- Exercise goal -
Reproduce nothing but the lines from the start of the material through the line that includes "0.081, 0.051, 0.017];", both ends included, and omit every picture.

* Start Data extract *

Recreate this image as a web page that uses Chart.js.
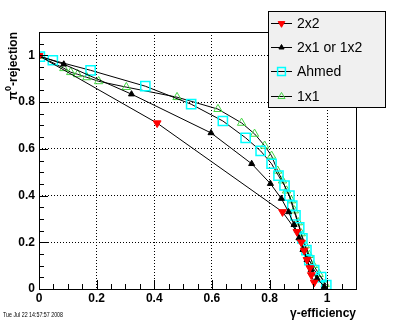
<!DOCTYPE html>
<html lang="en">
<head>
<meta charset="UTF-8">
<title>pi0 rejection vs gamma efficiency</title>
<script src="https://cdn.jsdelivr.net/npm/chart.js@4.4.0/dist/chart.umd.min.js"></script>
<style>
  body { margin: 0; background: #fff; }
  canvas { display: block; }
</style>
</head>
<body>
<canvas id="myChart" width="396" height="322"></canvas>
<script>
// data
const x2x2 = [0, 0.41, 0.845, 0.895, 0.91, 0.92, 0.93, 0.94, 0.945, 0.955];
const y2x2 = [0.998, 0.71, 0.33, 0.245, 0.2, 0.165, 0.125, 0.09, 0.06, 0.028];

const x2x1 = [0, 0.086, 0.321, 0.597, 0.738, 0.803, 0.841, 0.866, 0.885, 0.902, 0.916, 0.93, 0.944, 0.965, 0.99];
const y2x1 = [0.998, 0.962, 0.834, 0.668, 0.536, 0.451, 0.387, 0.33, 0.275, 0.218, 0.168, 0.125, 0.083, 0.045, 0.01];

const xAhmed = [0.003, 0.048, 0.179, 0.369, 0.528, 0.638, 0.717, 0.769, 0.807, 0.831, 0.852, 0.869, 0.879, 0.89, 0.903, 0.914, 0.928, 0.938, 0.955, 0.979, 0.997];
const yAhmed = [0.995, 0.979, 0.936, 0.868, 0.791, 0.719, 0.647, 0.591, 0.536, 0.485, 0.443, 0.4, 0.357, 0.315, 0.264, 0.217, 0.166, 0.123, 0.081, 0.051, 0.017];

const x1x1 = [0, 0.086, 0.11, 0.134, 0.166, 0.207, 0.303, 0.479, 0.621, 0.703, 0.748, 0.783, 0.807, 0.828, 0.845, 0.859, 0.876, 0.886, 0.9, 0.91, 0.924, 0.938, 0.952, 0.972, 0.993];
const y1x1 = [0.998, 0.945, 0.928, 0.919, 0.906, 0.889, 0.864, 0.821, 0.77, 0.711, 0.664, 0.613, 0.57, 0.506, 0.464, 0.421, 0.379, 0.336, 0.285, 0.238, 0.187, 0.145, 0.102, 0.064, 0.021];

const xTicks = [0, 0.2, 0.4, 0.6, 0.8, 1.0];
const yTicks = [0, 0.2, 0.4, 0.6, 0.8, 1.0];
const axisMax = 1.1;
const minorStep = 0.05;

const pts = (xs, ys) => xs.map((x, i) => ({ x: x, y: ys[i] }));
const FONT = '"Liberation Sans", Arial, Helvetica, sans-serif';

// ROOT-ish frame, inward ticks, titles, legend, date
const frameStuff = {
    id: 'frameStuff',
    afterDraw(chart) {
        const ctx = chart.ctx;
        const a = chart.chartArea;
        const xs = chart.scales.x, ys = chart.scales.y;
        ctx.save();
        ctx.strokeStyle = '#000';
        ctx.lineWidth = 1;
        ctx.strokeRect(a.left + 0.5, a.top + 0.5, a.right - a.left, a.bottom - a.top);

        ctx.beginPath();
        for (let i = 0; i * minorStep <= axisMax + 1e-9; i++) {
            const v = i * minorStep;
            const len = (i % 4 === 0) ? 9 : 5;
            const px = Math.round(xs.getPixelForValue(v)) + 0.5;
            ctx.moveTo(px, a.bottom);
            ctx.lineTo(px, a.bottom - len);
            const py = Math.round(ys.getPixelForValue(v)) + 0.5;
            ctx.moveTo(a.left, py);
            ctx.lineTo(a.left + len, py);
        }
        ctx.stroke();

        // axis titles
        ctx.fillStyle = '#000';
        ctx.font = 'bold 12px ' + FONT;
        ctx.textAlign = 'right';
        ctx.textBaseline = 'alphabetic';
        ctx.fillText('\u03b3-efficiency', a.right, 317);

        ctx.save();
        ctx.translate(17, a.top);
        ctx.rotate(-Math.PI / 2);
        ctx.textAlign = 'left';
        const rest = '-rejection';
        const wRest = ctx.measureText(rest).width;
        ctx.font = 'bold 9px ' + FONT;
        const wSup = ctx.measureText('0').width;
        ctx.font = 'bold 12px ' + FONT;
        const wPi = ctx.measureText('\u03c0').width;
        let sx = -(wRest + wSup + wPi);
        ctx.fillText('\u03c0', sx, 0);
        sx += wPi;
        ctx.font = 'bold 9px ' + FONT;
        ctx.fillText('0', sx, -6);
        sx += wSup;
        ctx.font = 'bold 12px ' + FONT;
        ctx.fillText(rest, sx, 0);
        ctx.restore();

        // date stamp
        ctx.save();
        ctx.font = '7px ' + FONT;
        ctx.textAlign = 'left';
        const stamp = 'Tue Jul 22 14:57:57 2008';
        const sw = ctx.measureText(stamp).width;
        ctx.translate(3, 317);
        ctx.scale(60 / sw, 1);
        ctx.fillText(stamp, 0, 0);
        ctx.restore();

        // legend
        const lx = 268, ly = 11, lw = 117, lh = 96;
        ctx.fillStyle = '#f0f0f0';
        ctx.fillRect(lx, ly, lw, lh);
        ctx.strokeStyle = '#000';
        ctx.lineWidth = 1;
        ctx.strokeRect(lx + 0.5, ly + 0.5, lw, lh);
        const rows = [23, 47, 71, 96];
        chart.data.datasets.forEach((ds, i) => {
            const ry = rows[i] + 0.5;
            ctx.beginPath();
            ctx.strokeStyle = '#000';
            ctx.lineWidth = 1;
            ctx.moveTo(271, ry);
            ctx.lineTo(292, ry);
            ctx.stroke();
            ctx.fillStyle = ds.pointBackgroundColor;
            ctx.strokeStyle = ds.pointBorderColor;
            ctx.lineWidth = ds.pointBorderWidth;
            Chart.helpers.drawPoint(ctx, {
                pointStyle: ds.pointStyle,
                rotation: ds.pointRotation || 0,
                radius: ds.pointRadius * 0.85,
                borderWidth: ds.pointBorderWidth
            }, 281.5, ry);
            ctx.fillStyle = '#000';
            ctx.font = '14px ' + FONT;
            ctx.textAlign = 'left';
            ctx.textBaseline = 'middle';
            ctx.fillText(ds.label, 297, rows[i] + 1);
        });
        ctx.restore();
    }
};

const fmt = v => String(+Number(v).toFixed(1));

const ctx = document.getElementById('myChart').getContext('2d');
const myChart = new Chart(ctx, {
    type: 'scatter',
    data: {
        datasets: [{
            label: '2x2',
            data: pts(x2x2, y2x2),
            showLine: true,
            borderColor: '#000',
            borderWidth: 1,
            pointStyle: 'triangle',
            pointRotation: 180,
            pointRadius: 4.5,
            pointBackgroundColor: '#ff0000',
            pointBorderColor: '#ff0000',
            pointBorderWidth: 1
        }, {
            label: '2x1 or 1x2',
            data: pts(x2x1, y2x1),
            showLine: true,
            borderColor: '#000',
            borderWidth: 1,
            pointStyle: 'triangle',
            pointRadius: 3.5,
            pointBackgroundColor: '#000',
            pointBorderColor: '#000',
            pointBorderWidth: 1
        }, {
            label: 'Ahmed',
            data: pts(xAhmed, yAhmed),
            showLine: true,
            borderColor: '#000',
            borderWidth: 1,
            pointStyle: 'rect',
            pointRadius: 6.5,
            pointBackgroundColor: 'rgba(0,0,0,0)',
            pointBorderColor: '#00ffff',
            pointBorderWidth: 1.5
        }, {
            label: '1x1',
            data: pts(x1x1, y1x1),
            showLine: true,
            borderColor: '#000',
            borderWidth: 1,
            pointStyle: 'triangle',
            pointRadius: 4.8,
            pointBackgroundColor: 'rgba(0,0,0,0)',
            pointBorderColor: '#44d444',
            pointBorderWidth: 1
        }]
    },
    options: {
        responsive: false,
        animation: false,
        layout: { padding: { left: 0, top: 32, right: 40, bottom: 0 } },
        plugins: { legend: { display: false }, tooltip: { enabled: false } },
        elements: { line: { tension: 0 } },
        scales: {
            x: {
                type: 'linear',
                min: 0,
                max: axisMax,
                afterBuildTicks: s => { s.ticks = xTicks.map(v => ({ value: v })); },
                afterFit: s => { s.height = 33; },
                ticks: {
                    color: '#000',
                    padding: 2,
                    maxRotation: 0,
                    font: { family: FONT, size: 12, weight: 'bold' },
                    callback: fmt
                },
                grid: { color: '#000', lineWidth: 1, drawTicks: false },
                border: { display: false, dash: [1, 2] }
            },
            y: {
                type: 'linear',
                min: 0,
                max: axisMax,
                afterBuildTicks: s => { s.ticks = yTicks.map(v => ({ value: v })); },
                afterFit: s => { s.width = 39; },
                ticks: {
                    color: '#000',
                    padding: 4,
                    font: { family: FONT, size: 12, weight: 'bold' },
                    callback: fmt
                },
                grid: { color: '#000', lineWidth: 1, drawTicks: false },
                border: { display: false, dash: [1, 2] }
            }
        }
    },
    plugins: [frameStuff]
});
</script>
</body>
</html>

* End Data extract *

- Result of the exercise -
Recreate this image as a web page that uses Chart.js.
<!DOCTYPE html>
<html lang="en">
<head>
<meta charset="UTF-8">
<title>pi0 rejection vs gamma efficiency</title>
<script src="https://cdn.jsdelivr.net/npm/chart.js@4.4.0/dist/chart.umd.min.js"></script>
<style>
  body { margin: 0; background: #fff; }
  canvas { display: block; }
</style>
</head>
<body>
<canvas id="myChart" width="396" height="322"></canvas>
<script>
// data
const x2x2 = [0, 0.41, 0.845, 0.895, 0.91, 0.92, 0.93, 0.94, 0.945, 0.955];
const y2x2 = [0.998, 0.71, 0.33, 0.245, 0.2, 0.165, 0.125, 0.09, 0.06, 0.028];

const x2x1 = [0, 0.086, 0.321, 0.597, 0.738, 0.803, 0.841, 0.866, 0.885, 0.902, 0.916, 0.93, 0.944, 0.965, 0.99];
const y2x1 = [0.998, 0.962, 0.834, 0.668, 0.536, 0.451, 0.387, 0.33, 0.275, 0.218, 0.168, 0.125, 0.083, 0.045, 0.01];

const xAhmed = [0.003, 0.048, 0.179, 0.369, 0.528, 0.638, 0.717, 0.769, 0.807, 0.831, 0.852, 0.869, 0.879, 0.89, 0.903, 0.914, 0.928, 0.938, 0.955, 0.979, 0.997];
const yAhmed = [0.995, 0.979, 0.936, 0.868, 0.791, 0.719, 0.647, 0.591, 0.536, 0.485, 0.443, 0.4, 0.357, 0.315, 0.264, 0.217, 0.166, 0.123, 0.081, 0.051, 0.017];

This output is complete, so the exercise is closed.